**REQUIRED WORK**
Pictures are not part of the copy. Retype the lines from the first one through the line that contains "var fcf3 = [3200, 2900, -7800, -25300, 12600, 12300];".

**SUPPLIED DATA**

· · · · ·

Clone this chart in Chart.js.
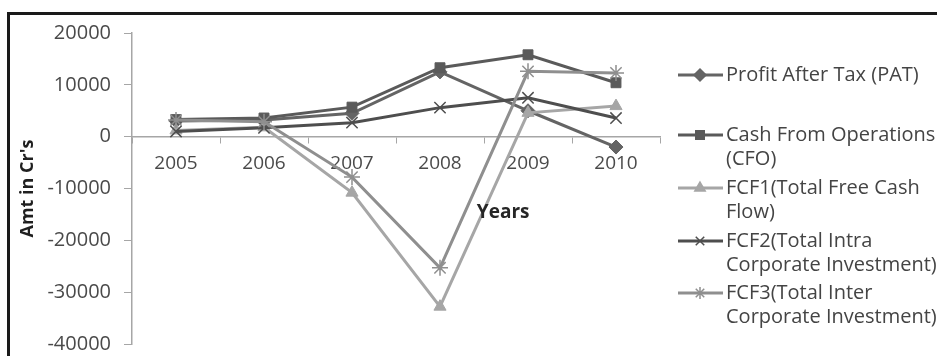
<!DOCTYPE html>
<html>
<head>
<meta charset="utf-8">
<script src="https://cdn.jsdelivr.net/npm/chart.js@4/dist/chart.umd.min.js"></script>
<style>
  html, body { margin: 0; padding: 0; background: #fff; }
  #wrap { width: 937px; height: 356px; position: relative; }
</style>
</head>
<body>
<div id="wrap"><canvas id="myChart" width="937" height="356"></canvas></div>
<script>
// data
var years = ['2005', '2006', '2007', '2008', '2009', '2010'];
var pat  = [3000, 3200, 4500, 12500, 5000, -2000];
var cfo  = [3300, 3600, 5700, 13300, 15800, 10400];
var fcf1 = [1200, 1800, -10800, -32800, 4600, 5900];
var fcf2 = [1000, 1700, 2700, 5600, 7500, 3600];
var fcf3 = [3200, 2900, -7800, -25300, 12600, 12300];

var seriesNames = [
    ['Profit After Tax (PAT)'],
    ['Cash From Operations', '(CFO)'],
    ['FCF1(Total Free Cash', 'Flow)'],
    ['FCF2(Total Intra', 'Corporate Investment)'],
    ['FCF3(Total Inter', 'Corporate Investment)']
];
var yTicks = [20000, 10000, 0, -10000, -20000, -30000, -40000];

var colors = ['#646464', '#5a5a5a', '#a6a6a6', '#4e4e4e', '#8f8f8f'];
var markers = ['rectRot', 'rect', 'triangle', 'crossRot', 'star'];

function makeSet(i, data) {
    var thin = (markers[i] == 'crossRot' || markers[i] == 'star');
    return {
        label: seriesNames[i].join(' '),
        data: data,
        borderColor: colors[i],
        backgroundColor: colors[i],
        pointBorderColor: colors[i],
        pointBackgroundColor: colors[i],
        borderWidth: 3,
        pointStyle: markers[i],
        pointRadius: thin ? 8 : 7,
        pointBorderWidth: thin ? 1.5 : 1,
        tension: 0,
        fill: false,
        order: 5 - i
    };
}

// frame, "Years" label and the legend
var extras = {
    id: 'extras',
    beforeDraw: function (chart) {
        var c = chart.ctx;
        c.save();
        c.fillStyle = '#fff';
        c.fillRect(0, 0, chart.width, chart.height);
        c.fillStyle = '#1a1a1a';
        c.fillRect(7, 12, 3, chart.height);
        c.fillRect(7, 12, chart.width, 3);
        c.restore();
    },
    afterDraw: function (chart) {
        var c = chart.ctx;
        var area = chart.chartArea;
        c.save();
        c.font = 'bold 19px "Open Sans"';
        c.fillStyle = '#262626';
        c.textAlign = 'center';
        c.textBaseline = 'middle';
        c.fillText('Years', area.left + (area.right - area.left) * 0.703, 213);

        var rowY = [75, 135, 188, 241, 293];
        c.font = '20px "Open Sans"';
        c.textAlign = 'left';
        for (var i = 0; i < seriesNames.length; i++) {
            var y = rowY[i];
            c.strokeStyle = colors[i];
            c.lineWidth = 3;
            c.beginPath();
            c.moveTo(678, y);
            c.lineTo(723, y);
            c.stroke();
            c.fillStyle = colors[i];
            c.lineWidth = 1.5;
            Chart.helpers.drawPoint(c, {pointStyle: markers[i], radius: 6, rotation: 0, borderWidth: 1.5}, 700, y);
            c.fillStyle = '#444';
            for (var k = 0; k < seriesNames[i].length; k++) {
                c.fillText(seriesNames[i][k], 726, y + k * 24);
            }
        }
        c.restore();
    }
};

var ctx = document.getElementById('myChart').getContext('2d');
var chart = new Chart(ctx, {
    type: 'line',
    data: {
        labels: years,
        datasets: [
            makeSet(0, pat),
            makeSet(1, cfo),
            makeSet(2, fcf1),
            makeSet(3, fcf2),
            makeSet(4, fcf3)
        ]
    },
    options: {
        responsive: false,
        animation: false,
        layout: { padding: { left: 14, top: 33, right: 277, bottom: 12 } },
        plugins: {
            legend: { display: false },
            tooltip: { enabled: false }
        },
        scales: {
            x: {
                position: { y: 0 },
                offset: true,
                afterFit: function (scale) {
                    scale.height = 0;
                    scale.paddingLeft = 0;
                    scale.paddingRight = 0;
                },
                border: { color: '#a6a6a6', width: 1.5 },
                grid: { display: true, drawOnChartArea: false, drawTicks: true, tickLength: 6, color: '#a6a6a6', offset: true },
                ticks: { color: '#4a4a4a', font: { family: 'Open Sans', size: 19 }, padding: 10, maxRotation: 0 }
            },
            y: {
                min: -40000,
                max: 20000,
                afterFit: function (scale) {
                    scale.width = 118;
                    scale.paddingTop = 0;
                    scale.paddingBottom = 0;
                },
                afterBuildTicks: function (scale) {
                    scale.ticks = yTicks.map(function (v) { return { value: v }; });
                },
                border: { color: '#a6a6a6', width: 1.5 },
                grid: { display: true, drawOnChartArea: false, drawTicks: true, tickLength: 8, color: '#a6a6a6' },
                ticks: {
                    color: '#4a4a4a',
                    font: { family: 'Open Sans', size: 20 },
                    padding: 13,
                    callback: function (v) { return String(v); }
                },
                title: {
                    display: true,
                    text: "Amt in Cr's",
                    color: '#1f1f1f',
                    font: { family: 'Open Sans', size: 18, weight: 'bold' },
                    padding: { top: 3, bottom: 0 }
                }
            }
        }
    },
    plugins: [extras]
});
</script>
</body>
</html>
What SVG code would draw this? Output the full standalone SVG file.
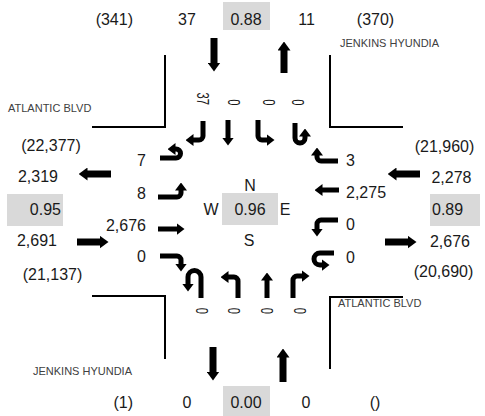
<svg xmlns="http://www.w3.org/2000/svg" width="485" height="416" viewBox="0 0 485 416">
  <defs>
    <!-- arrowheads: large for approach/departure arrows, small for lane arrows -->
    <marker id="hb" markerUnits="userSpaceOnUse" viewBox="0 0 9 13" markerWidth="9" markerHeight="13" refX="0.5" refY="6.5" orient="auto">
      <path d="M0,0 L9,6.5 L0,13 Z" fill="#000"/>
    </marker>
    <marker id="hs" markerUnits="userSpaceOnUse" viewBox="0 0 8 12" markerWidth="8" markerHeight="12" refX="0.5" refY="6" orient="auto">
      <path d="M0,0 L8,6 L0,12 Z" fill="#000"/>
    </marker>
    <style>
      .road { fill: none; stroke: #000; stroke-width: 2; }
      .big { fill: none; stroke: #000; stroke-width: 7; marker-end: url(#hb); }
      .lane { fill: none; stroke: #000; stroke-width: 5; marker-end: url(#hs); }
      .box { fill: #d9d9d9; }
      .v { font-family: "Liberation Sans", Arial, sans-serif; font-size: 16px; fill: #1a1a1a; }
      .r { text-anchor: end; }
      .c { text-anchor: middle; }
      .e { text-anchor: end; }
      .st { font-family: "Liberation Sans", Arial, sans-serif; font-size: 11px; fill: #404040; }
    </style>
  </defs>

  <!-- curb lines of the four corners -->
  <g id="roads">
    <path class="road" d="M165,55 V127 H92"/>
    <path class="road" d="M330,55 V127 H403"/>
    <path class="road" d="M92,296 H165 V359"/>
    <path class="road" d="M403,297 H330 V369"/>
  </g>

  <!-- street names -->
  <g id="street-names">
    <text class="st" x="8" y="112">ATLANTIC BLVD</text>
    <text class="st" x="340" y="47">JENKINS HYUNDIA</text>
    <text class="st" x="338" y="307">ATLANTIC BLVD</text>
    <text class="st" x="33" y="375">JENKINS HYUNDIA</text>
  </g>

  <!-- north leg: approach/departure volumes -->
  <g id="north-leg">
    <rect class="box" x="223" y="2" width="47" height="28"/>
    <text class="v e" x="133" y="25">(341)</text>
    <text class="v c" x="187" y="25">37</text>
    <text class="v c" x="246" y="25">0.88</text>
    <text class="v c" x="306.5" y="25">11</text>
    <text class="v c" x="375.5" y="25">(370)</text>
  </g>

  <!-- south leg -->
  <g id="south-leg">
    <rect class="box" x="223" y="386" width="47" height="30"/>
    <text class="v e" x="133" y="408">(1)</text>
    <text class="v c" x="187" y="408">0</text>
    <text class="v c" x="246" y="408">0.00</text>
    <text class="v c" x="306" y="408">0</text>
    <text class="v c" x="375" y="408">()</text>
  </g>

  <!-- west leg -->
  <g id="west-leg">
    <rect class="box" x="7" y="194" width="56" height="32"/>
    <text class="v c" x="51" y="151">(22,377)</text>
    <text class="v c" x="38" y="182">2,319</text>
    <text class="v e" x="61" y="215">0.95</text>
    <text class="v c" x="37" y="246">2,691</text>
    <text class="v c" x="52.5" y="280">(21,137)</text>
  </g>

  <!-- east leg -->
  <g id="east-leg">
    <rect class="box" x="430" y="194" width="50" height="32"/>
    <text class="v c" x="444.5" y="152">(21,960)</text>
    <text class="v c" x="451.5" y="183">2,278</text>
    <text class="v" x="432" y="215">0.89</text>
    <text class="v c" x="450" y="247">2,676</text>
    <text class="v c" x="443.5" y="277">(20,690)</text>
  </g>

  <!-- intersection centre -->
  <g id="centre">
    <rect class="box" x="222" y="193" width="56" height="32"/>
    <text class="v c" x="250" y="191">N</text>
    <text class="v c" x="211" y="215">W</text>
    <text class="v c" x="250" y="215">0.96</text>
    <text class="v c" x="285" y="215">E</text>
    <text class="v c" x="249" y="246">S</text>
  </g>

  <!-- turning-movement counts -->
  <g id="movement-counts">
    <text class="v r" transform="translate(203,105) rotate(90) scale(0.7,1)" y="5.7">37</text>
    <text class="v r" transform="translate(234,105.5) rotate(90) scale(0.7,1)" y="5.7">0</text>
    <text class="v r" transform="translate(268.5,105.5) rotate(90) scale(0.7,1)" y="5.7">0</text>
    <text class="v r" transform="translate(298,105.5) rotate(90) scale(0.7,1)" y="5.7">0</text>
    <text class="v r" transform="translate(202,314) rotate(90) scale(0.7,1)" y="5.7">0</text>
    <text class="v r" transform="translate(234,314) rotate(90) scale(0.7,1)" y="5.7">0</text>
    <text class="v r" transform="translate(267,314) rotate(90) scale(0.7,1)" y="5.7">0</text>
    <text class="v r" transform="translate(300,314) rotate(90) scale(0.7,1)" y="5.7">0</text>
    <text class="v e" x="146" y="166">7</text>
    <text class="v e" x="146" y="199">8</text>
    <text class="v e" x="146" y="231">2,676</text>
    <text class="v e" x="146" y="262">0</text>
    <text class="v" x="346" y="166">3</text>
    <text class="v" x="346" y="198">2,275</text>
    <text class="v" x="346" y="230">0</text>
    <text class="v" x="346" y="263">0</text>
  </g>

  <!-- approach and departure arrows -->
  <g id="leg-arrows">
    <path class="big" d="M214,38 V63"/>
    <path class="big" d="M284,73 V50"/>
    <path class="big" d="M111,174 H87"/>
    <path class="big" d="M77,242 H100"/>
    <path class="big" d="M420,174 H396"/>
    <path class="big" d="M385,242 H408"/>
    <path class="big" d="M213,347 V372"/>
    <path class="big" d="M283,382 V357"/>
  </g>

  <!-- lane arrows -->
  <g id="lanes-sb">
    <path class="lane" d="M203,121 V136 A4,4 0 0 1 199,140 H193"/>
    <path class="lane" d="M228,120 V138"/>
    <path class="lane" d="M258,120 V136 A4,4 0 0 0 262,140 H267"/>
    <path class="lane" d="M295,123 V138 A5,5 0 0 0 305,138 V136"/>
  </g>
  <g id="lanes-eb">
    <path class="lane" d="M160,158 H176 A4.5,4.5 0 0 0 176,149 H175"/>
    <path class="lane" d="M158,197 H177 A4,4 0 0 0 181,193 V190"/>
    <path class="lane" d="M158,229 H177"/>
    <path class="lane" d="M160,256 H177 A4,4 0 0 1 181,260 V264"/>
  </g>
  <g id="lanes-wb">
    <path class="lane" d="M338,161 H321 A4,4 0 0 1 317,157 V155"/>
    <path class="lane" d="M339,190 H322"/>
    <path class="lane" d="M338,220 H321 A4,4 0 0 0 317,224 V229"/>
    <path class="lane" d="M334,253 H320 A6,6 0 0 0 320,265 H322"/>
  </g>
  <g id="lanes-nb">
    <path class="lane" d="M201,298 V277 A6.5,6.5 0 0 0 188,277 V284"/>
    <path class="lane" d="M238,298 V281 A4,4 0 0 0 234,277 H228"/>
    <path class="lane" d="M267,298 V280"/>
    <path class="lane" d="M293,298 V280 A4,4 0 0 1 297,276 H302"/>
  </g>
</svg>
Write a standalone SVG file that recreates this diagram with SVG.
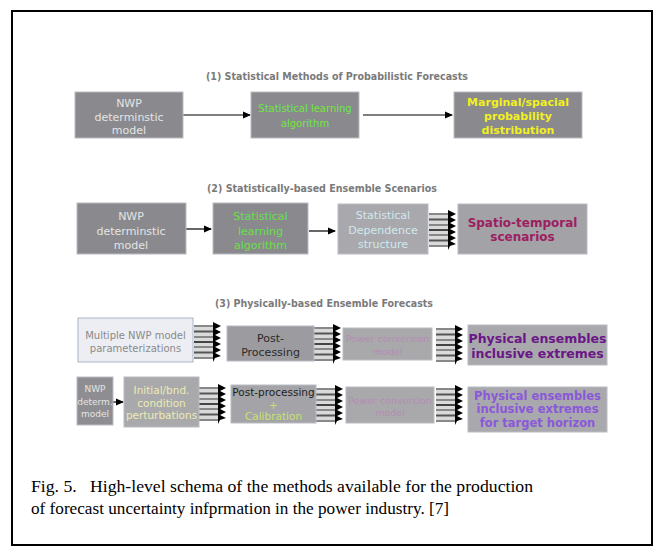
<svg xmlns="http://www.w3.org/2000/svg" xmlns:xlink="http://www.w3.org/1999/xlink" width="665" height="556" viewBox="0 0 665 556">
<style>
.t{font-family:"DejaVu Sans",Verdana,sans-serif;text-anchor:middle}
.title{font-family:"DejaVu Sans",Verdana,sans-serif;font-weight:bold;font-size:10.5px;fill:#7a7a7a}
.b{font-weight:bold}
.cap{font-family:"Liberation Serif","Times New Roman",serif;font-size:17px;fill:#000}
.box{stroke:#b8bcc4;stroke-width:1}
.ln{stroke:#000;stroke-width:1.2;fill:none}
</style>
<defs>
<marker id="ah" markerWidth="8" markerHeight="8" refX="7" refY="4" orient="auto" markerUnits="userSpaceOnUse">
<path d="M0,0.5 L8,4 L0,7.5 Z" fill="#000"/>
</marker>
<g id="bundle">
<rect x="0" y="0" width="20" height="34" fill="#dadada"/>
<line x1="0" y1="1" x2="20" y2="1" stroke="#888" stroke-width="2"/>
<line x1="0" y1="6.5" x2="20" y2="6.5" stroke="#555" stroke-width="2"/>
<line x1="0" y1="12" x2="20" y2="12" stroke="#888" stroke-width="2"/>
<line x1="0" y1="17" x2="20" y2="17" stroke="#444" stroke-width="2"/>
<line x1="0" y1="22" x2="20" y2="22" stroke="#888" stroke-width="2"/>
<line x1="0" y1="27.5" x2="20" y2="27.5" stroke="#555" stroke-width="2"/>
<line x1="0" y1="33" x2="20" y2="33" stroke="#888" stroke-width="2"/>
<path d="M19,-3 L27,1 L21,4 L27,7 L21,10 L27,13 L21,16 L27,19 L21,22 L27,25 L21,28 L27,31 L21,33 L19,37 Z" fill="#000"/>
</g>
</defs>
<rect x="0" y="0" width="665" height="556" fill="#fff"/>
<rect x="12" y="11" width="640" height="534" fill="#fff" stroke="#000" stroke-width="2"/>

<text class="title" x="337" y="80" text-anchor="middle" textLength="262" lengthAdjust="spacingAndGlyphs">(1) Statistical Methods of Probabilistic Forecasts</text>
<text class="title" x="322" y="192" text-anchor="middle" textLength="230" lengthAdjust="spacingAndGlyphs">(2) Statistically-based Ensemble Scenarios</text>
<text class="title" x="324" y="307" text-anchor="middle" textLength="218" lengthAdjust="spacingAndGlyphs">(3) Physically-based Ensemble Forecasts</text>

<g id="connectors">
<line class="ln" x1="183" y1="115" x2="250" y2="115" marker-end="url(#ah)"/>
<line class="ln" x1="363" y1="115" x2="452" y2="115" stroke="#aaa" marker-end="url(#ah)"/>
<line class="ln" x1="186" y1="229" x2="211" y2="229" stroke="#aaa" marker-end="url(#ah)"/>
<line class="ln" x1="309" y1="231" x2="335" y2="231" marker-end="url(#ah)"/>
<line class="ln" x1="113" y1="402" x2="123" y2="402" marker-end="url(#ah)"/>
<use xlink:href="#bundle" x="429" y="213"/>
<use xlink:href="#bundle" x="194" y="325"/>
<use xlink:href="#bundle" x="314" y="327"/>
<use xlink:href="#bundle" x="436" y="328"/>
<use xlink:href="#bundle" x="199" y="387"/>
<use xlink:href="#bundle" x="316" y="388"/>
<use xlink:href="#bundle" x="436" y="388"/>
</g>

<g id="r1-nwp">
<rect class="box" x="75" y="92" width="108" height="46" fill="#8a8a8e"/>
<text class="t" font-size="11" fill="#e4e4e4"><tspan x="129" y="107">NWP</tspan><tspan x="129" y="121">determinstic</tspan><tspan x="129" y="134">model</tspan></text>
</g>
<g id="r1-stat">
<rect class="box" x="251" y="92" width="108" height="46" fill="#8a8a8e"/>
<text class="t" font-size="10" fill="#6ee83c"><tspan x="305" y="112">Statistical learning</tspan><tspan x="305" y="127">algorithm</tspan></text>
</g>
<g id="r1-marg">
<rect class="box" x="454" y="92" width="128" height="46" fill="#8a8a8e"/>
<text class="t b" font-size="11" fill="#f2f020"><tspan x="518" y="106">Marginal/spacial</tspan><tspan x="518" y="120">probability</tspan><tspan x="518" y="134">distribution</tspan></text>
</g>

<g id="r2-nwp">
<rect class="box" x="77" y="203" width="109" height="51" fill="#8a8a8e"/>
<text class="t" font-size="11" fill="#e4e4e4"><tspan x="131" y="220">NWP</tspan><tspan x="131" y="235">determinstic</tspan><tspan x="131" y="249">model</tspan></text>
</g>
<g id="r2-stat">
<rect class="box" x="213" y="203" width="95" height="51" fill="#8a8a8e"/>
<text class="t" font-size="11" fill="#66e04a"><tspan x="260.5" y="220">Statistical</tspan><tspan x="260.5" y="235">learning</tspan><tspan x="260.5" y="249">algorithm</tspan></text>
</g>
<g id="r2-dep">
<rect class="box" x="338" y="204" width="90" height="50" fill="#a9a9ad"/>
<text class="t" font-size="11" fill="#cfe8ee"><tspan x="383" y="219">Statistical</tspan><tspan x="383" y="234">Dependence</tspan><tspan x="383" y="248">structure</tspan></text>
</g>
<g id="r2-spatio">
<rect class="box" x="458" y="204" width="129" height="50" fill="#a3a3a7"/>
<text class="t b" font-size="12" fill="#9c2060"><tspan x="522.5" y="227">Spatio-temporal</tspan><tspan x="522.5" y="241">scenarios</tspan></text>
</g>

<g id="r3a-multi">
<rect x="78" y="318" width="115" height="44" fill="#eceef3" stroke="#aab4c8" stroke-width="1"/>
<text class="t" font-size="10" fill="#8a8a8a"><tspan x="135.5" y="339">Multiple NWP model</tspan><tspan x="135.5" y="352">parameterizations</tspan></text>
</g>
<g id="r3a-post">
<rect class="box" x="227" y="326" width="87" height="35" fill="#9c9ca0"/>
<text class="t" font-size="11" fill="#2a2a2a"><tspan x="270.5" y="342">Post-</tspan><tspan x="270.5" y="356">Processing</tspan></text>
</g>
<g id="r3a-power">
<rect class="box" x="343" y="328" width="89" height="32" fill="#a9a9ab"/>
<text class="t" font-size="9.5" fill="#b48cb4"><tspan x="387.5" y="342">Power conversion</tspan><tspan x="387.5" y="355">model</tspan></text>
</g>
<g id="r3a-phys">
<rect class="box" x="468" y="325" width="139" height="40" fill="#a9a9ad"/>
<text class="t b" font-size="12.5" fill="#6a1686"><tspan x="537.5" y="343">Physical ensembles</tspan><tspan x="537.5" y="358">inclusive extremes</tspan></text>
</g>

<g id="r3b-nwp">
<rect class="box" x="77" y="377" width="36" height="48" fill="#8e8e92"/>
<text class="t" font-size="9" fill="#e4e4e4"><tspan x="95" y="392">NWP</tspan><tspan x="95" y="405">determ.</tspan><tspan x="95" y="417">model</tspan></text>
</g>
<g id="r3b-init">
<rect class="box" x="124" y="377" width="75" height="50" fill="#a9a9ab"/>
<text class="t" font-size="10.5" fill="#ecebb4"><tspan x="161.5" y="394">Initial/bnd.</tspan><tspan x="161.5" y="407">condition</tspan><tspan x="161.5" y="419">perturbations</tspan></text>
</g>
<g id="r3b-post">
<rect class="box" x="231" y="385" width="85" height="38" fill="#a4a4a8"/>
<text class="t" font-size="10.5" fill="#1e1e1e"><tspan x="273.5" y="396">Post-processing</tspan></text>
<text class="t" font-size="10.5" fill="#c8e070"><tspan x="273.5" y="409">+</tspan><tspan x="273.5" y="420">Calibration</tspan></text>
</g>
<g id="r3b-power">
<rect class="box" x="346" y="387" width="88" height="36" fill="#a9a9ab"/>
<text class="t" font-size="9.5" fill="#b48cb4"><tspan x="390" y="404">Power conversion</tspan><tspan x="390" y="416">model</tspan></text>
</g>
<g id="r3b-phys">
<rect class="box" x="468" y="387" width="139" height="45" fill="#a9a9ad"/>
<text class="t b" font-size="11.5" fill="#8a58d8"><tspan x="537.5" y="400">Physical ensembles</tspan><tspan x="537.5" y="413">inclusive extremes</tspan><tspan x="537.5" y="427">for target horizon</tspan></text>
</g>

<text class="cap" x="31" y="492" textLength="502" lengthAdjust="spacingAndGlyphs" xml:space="preserve">Fig. 5.   High-level schema of the methods available for the production</text>
<text class="cap" x="31" y="514" textLength="418" lengthAdjust="spacingAndGlyphs">of forecast uncertainty infprmation in the power industry. [7]</text>
</svg>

· · · · ·

**OUTPUT OF THE EXERCISE**
Clone this chart in Chart.js.
<!DOCTYPE html>
<html>
<head>
<meta charset="utf-8">
<script src="https://cdn.jsdelivr.net/npm/chart.js@4/dist/chart.umd.min.js"></script>
<style>
  html, body { margin: 0; padding: 0; background: #fff; }
  #wrap { width: 937px; height: 356px; position: relative; }
</style>
</head>
<body>
<div id="wrap"><canvas id="myChart" width="937" height="356"></canvas></div>
<script>
// data
var years = ['2005', '2006', '2007', '2008', '2009', '2010'];
var pat  = [3000, 3200, 4500, 12500, 5000, -2000];
var cfo  = [3300, 3600, 5700, 13300, 15800, 10400];
var fcf1 = [1200, 1800, -10800, -32800, 4600, 5900];
var fcf2 = [1000, 1700, 2700, 5600, 7500, 3600];
var fcf3 = [3200, 2900, -7800, -25300, 12600, 12300];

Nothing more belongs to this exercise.